Monday, March 23, 2015

March 28, 1865---“. . . lead to a negotiated peace with the Confederacy.”



MARCH 28, 1865:     

Having received approval from President Lincoln for his Spring Offensive, General Ulysses S. Grant issues orders to his various subcommanders.


Grant’s plan is relatively straightforward. He plans to use unbearable pressure to push The Army of Northern Virginia out of the Richmond-Petersburg pocket. At the same time, he intends to cut the Boydton Plank Road and the Southside Railroad, the two last supply lines into the pocket. If this maneuver is successful Petersburg, then Richmond, will fall. Grant is counting on the fact that Robert E. Lee will fight to keep his supply lines open. If Lee can be severely mauled in that fight he may have no choice but to surrender. The war could be over by April first.

Maybe . . . 

Grant knows that Lee will not go down without a fight, and a bitter one. So Grant has appointed Philip Sheridan to lead the assault against Lee’s supply lines. He is confident that Sheridan will triumph. By the Union clock it is two minutes to midnight for the Confederacy, and Grant wants that bell to toll at the precisely correct moment.

Grant knows, however, that there are alternate scenarios, all of which could ---

“. . . lead to a negotiated peace with the Confederacy.”: 

First, Lee could refuse to leave the pocket. Grant is privately a little surprised that Lee has tried only once, at Fort Stedman. This tells him that the Army of Northern Virginia might be more debilitated than Grant realizes. It may also indicate a total unwillingness to abandon Richmond. Grant knows that this could mean that The Army of The Potomac might have to go into the pocket to clean it out. It is not an alternative Grant relishes. The Confederates know their maze of entrenchments as well as the rats who share them, and Grant’s men, no matter how numerically superior, will be at a complete disadvantage in that enemy warren. Union casualties could be --- no, will be --- frightful, win or lose. Grant does not want to fight Lee in a static position again. The name “Cold Harbor” rings like a tocsin in Grant’s brain. Union morale would collapse, and . . .  

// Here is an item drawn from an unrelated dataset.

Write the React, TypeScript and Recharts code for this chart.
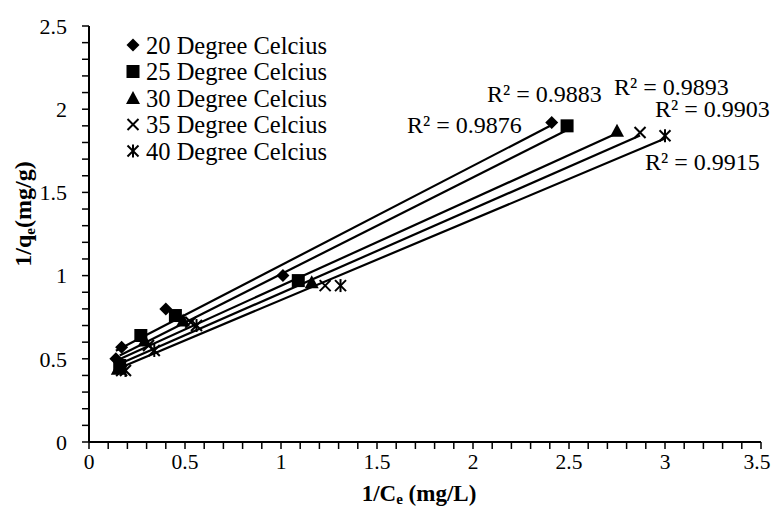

Second, Lee could avoid battle and slip out of the pocket altogether via one or either of his supply lines or some other route. Were he to do so, it would appear that he had outfoxed Grant, and this could mean a prolongation of the war. Grant fears just this: “I was afraid every morning that I would wake from my sleep to hear that Lee had gone, and that nothing was left but his picket line,” and . . .   

Third, Lee could defeat Sheridan in a close contest, and escape the pocket. This could mean a prolongation of the war, and . . . 

In any of these scenarios, a victorious Lee would have two options ---


The first option would be that Lee would move southward and link up with General Joseph E. Johnston C.S.A.’s Army of Tennessee in North Carolina. Their combined force would have at least 50,000 men (plus newly-armed slaves and those enheartened Confederate recruits who would doubtless flock to their banners). While Lee’s enlarged army would still be vastly outnumbered by Grant and Sherman (who combined have nearly 250,000 men), it would still be large enough to force a prolongation of the war, and . . .

The second option would be for Lee to move his smaller, more compact, and always speedy army directly east to the Blue Ridge Mountains. Once there, Lee could divide his men into partisan units and harry the Union indefinitely. This could mean a prolongation of the war, and . . .



Grant puts his faith in Phil Sheridan.